We want to understand what the vision is, inculcate it into our thought processes and match our work activities to the set objectives within our job and team profiles.

When we get so hung up about pleasing others, we inevitably set ourselves up for rather bumpy emotional and professional journeys. Praise and even empty flattery send us on highs while feedback and constructive criticism takes all the wind from beneath our wing sending us splattering to pieces in sorrow.

Criticism offers us an opportunity to grow. We have got to interrogate our views of words, tone of voice applied, and even our mental state at the time of the correction. We need to understand why criticism is offensive.
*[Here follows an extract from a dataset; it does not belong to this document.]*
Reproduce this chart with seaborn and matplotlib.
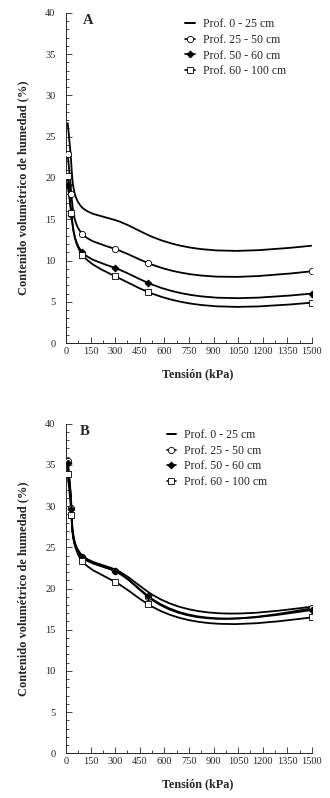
import numpy as np
import pandas as pd
import matplotlib
matplotlib.use("Agg")
import matplotlib.pyplot as plt
from matplotlib.path import Path
from matplotlib.patches import PathPatch
from matplotlib.lines import Line2D
from matplotlib.ticker import MultipleLocator
import seaborn as sns

# Tension steps (kPa)
tension = [10, 33, 100, 300, 500, 1500]
depths = ["Prof. 0 - 25 cm", "Prof. 25 - 50 cm", "Prof. 50 - 60 cm", "Prof. 60 - 100 cm"]

# Panel A - volumetric water content (%)
a_0_25 = [26.7, 21.5, 16.4, 14.9, 13.1, 11.8]
a_25_50 = [22.9, 18.0, 13.2, 11.4, 9.7, 8.7]
a_50_60 = [19.2, 15.5, 11.0, 9.1, 7.3, 6.0]
a_60_100 = [20.2, 15.7, 10.7, 8.1, 6.2, 4.9]

# Panel B - volumetric water content (%)
b_0_25 = [35.0, 29.5, 24.0, 22.3, 19.6, 17.8]
b_25_50 = [35.5, 29.8, 23.8, 22.1, 19.0, 17.6]
b_50_60 = [35.2, 29.6, 23.8, 22.1, 19.1, 17.4]
b_60_100 = [33.9, 28.9, 23.3, 20.8, 18.1, 16.5]

markers = [None, "o", "D", "s"]
filled = [True, False, True, False]
msizes = [5, 4.5, 3.5, 4.5]


def natural_slopes(t, v):
    # first derivatives at the knots of a natural cubic spline v(t)
    n = len(t)
    h = np.diff(t)
    A = np.zeros((n, n))
    r = np.zeros(n)
    A[0, 0] = A[-1, -1] = 1
    for i in range(1, n - 1):
        A[i, i - 1] = h[i - 1]
        A[i, i] = 2 * (h[i - 1] + h[i])
        A[i, i + 1] = h[i]
        r[i] = 6 * ((v[i + 1] - v[i]) / h[i] - (v[i] - v[i - 1]) / h[i - 1])
    M = np.linalg.solve(A, r)
    d = np.zeros(n)
    for i in range(n - 1):
        d[i] = (v[i + 1] - v[i]) / h[i] - h[i] * (2 * M[i] + M[i + 1]) / 6
    d[-1] = (v[-1] - v[-2]) / h[-1] + h[-1] * (M[-2] + 2 * M[-1]) / 6
    return d


def smooth_path(x, y):
    # parametric spline (chord length on screen scale), drawn as bezier segments
    x = np.asarray(x, float)
    y = np.asarray(y, float)
    xs, ys = x / 1500 * 246, y * 8.23
    t = np.concatenate([[0], np.cumsum(np.hypot(np.diff(xs), np.diff(ys)))])
    dx, dy = natural_slopes(t, x), natural_slopes(t, y)
    verts = [(x[0], y[0])]
    codes = [Path.MOVETO]
    for i in range(len(x) - 1):
        h = (t[i + 1] - t[i]) / 3
        verts += [(x[i] + dx[i] * h, y[i] + dy[i] * h),
                  (x[i + 1] - dx[i + 1] * h, y[i + 1] - dy[i + 1] * h),
                  (x[i + 1], y[i + 1])]
        codes += [Path.CURVE4] * 3
    return Path(verts, codes)


sns.set_style("ticks")
plt.rcParams["font.family"] = ["Liberation Serif", "DejaVu Serif"]

fig = plt.figure(figsize=(3.30, 7.98), dpi=100)
ax_a = fig.add_axes([0.200, 0.570, 0.745, 0.414])
ax_b = fig.add_axes([0.200, 0.056, 0.745, 0.413])

panels = [
    (ax_a, "A", [a_0_25, a_25_50, a_50_60, a_60_100], (0.475, 0.99), (0.068, 0.997), 0.47),
    (ax_b, "B", [b_0_25, b_25_50, b_50_60, b_60_100], (0.40, 0.99), (0.057, 0.995), 0.5),
]

for ax, letter, series, leg_pos, let_pos, ylab_y in panels:
    for k, vals in enumerate(series):
        ax.add_patch(PathPatch(smooth_path(tension, vals), facecolor="none",
                               edgecolor="black", lw=1.3, zorder=2))
        if markers[k] is None:
            continue
        df = pd.DataFrame({"t": tension, "w": vals})
        sns.scatterplot(data=df, x="t", y="w", marker=markers[k], s=msizes[k] ** 2,
                        facecolor="black" if filled[k] else "white",
                        edgecolor="black", linewidth=0.6, ax=ax, zorder=3)

    ax.set_xlim(0, 1500)
    ax.set_ylim(0, 40)
    ax.xaxis.set_major_locator(MultipleLocator(150))
    ax.xaxis.set_minor_locator(MultipleLocator(75))
    ax.yaxis.set_major_locator(MultipleLocator(5))
    ax.yaxis.set_minor_locator(MultipleLocator(1))
    ax.tick_params(which="both", direction="in", labelsize=7.5, width=0.6)
    ax.tick_params(which="major", length=4)
    ax.tick_params(which="minor", length=2.5)
    ax.tick_params(axis="x", pad=3)
    ax.tick_params(axis="y", pad=7.5)
    for sp in ["top", "right"]:
        ax.spines[sp].set_visible(False)
    for sp in ["left", "bottom"]:
        ax.spines[sp].set_linewidth(0.7)
    ax.set_xlabel("Tensión (kPa)", fontsize=8.7, fontweight="bold")
    ax.set_ylabel("Contenido volumétrico de humedad (%)", fontsize=9,
                  fontweight="bold")
    ax.xaxis.set_label_coords(0.535, -0.076)
    ax.yaxis.set_label_coords(-0.15, ylab_y)
    ax.text(let_pos[0], let_pos[1], letter, transform=ax.transAxes, fontsize=10.5,
            fontweight="bold", va="top", ha="left")

    handles = []
    for k in range(4):
        if markers[k] is None:
            handles.append(Line2D([], [], color="black", lw=1.4))
        else:
            handles.append(Line2D([], [], color="black", lw=1.2, marker=markers[k],
                                  markersize=msizes[k],
                                  markerfacecolor="black" if filled[k] else "white",
                                  markeredgewidth=0.6))
    ax.legend(handles, depths, loc="upper left", bbox_to_anchor=leg_pos,
              frameon=False, fontsize=8.5, handlelength=0.8, handletextpad=0.7,
              labelspacing=0.3, borderaxespad=0, borderpad=0.2)

fig.savefig("out.png", dpi=100)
It helps to keep our egos in check and appreciate that it is not necessarily about our person, and if it is, all the more reason to receive criticism with both hands as the gift of feedback that it is. The essence of the message is usually that there are opportunities for improvement and the fruitful thing to do is to get on with it.

Those in positions that require them to give lots of feedback usually end up being seen as “difficult and hard to please”. Once again, we do not need to please anyone at work. Just as their pleasure is their responsibility, our personal and professional improvement within and beyond an organisation is our responsibility.

If we find some, hooray, but it is no one’s responsibility to motivate us into self-improvement. To thrive in any contractual relationship, the onus is on us to be in the right frame of mind to meaningfully and productively engage with our team members for mutually profitable business outcomes.

We only strive to please others when we lack the requisite confidence in our service delivery as professionals. Offering great service with the requisite attitude takes away the need to please anyone beyond the healthy professional levels. It is precisely why it is important to do work that inspires and uplifts us to be the best that we can.

With inspiration on an individual level, work becomes less about working for a particular organisation and more about providing good service no matter where we do it. We have got to have the confidence that emanates from the knowledge that when we provide a great service as a standard, we can do so anywhere. With this comes the comfort of realising that our managers and employers are not our sources of income.

We, through our service, are our own source of income and therefore do not need to be on the unrewarding quest to please.

Simply do what you do exceptionally well. Money, recognition, and everything else inevitably follow.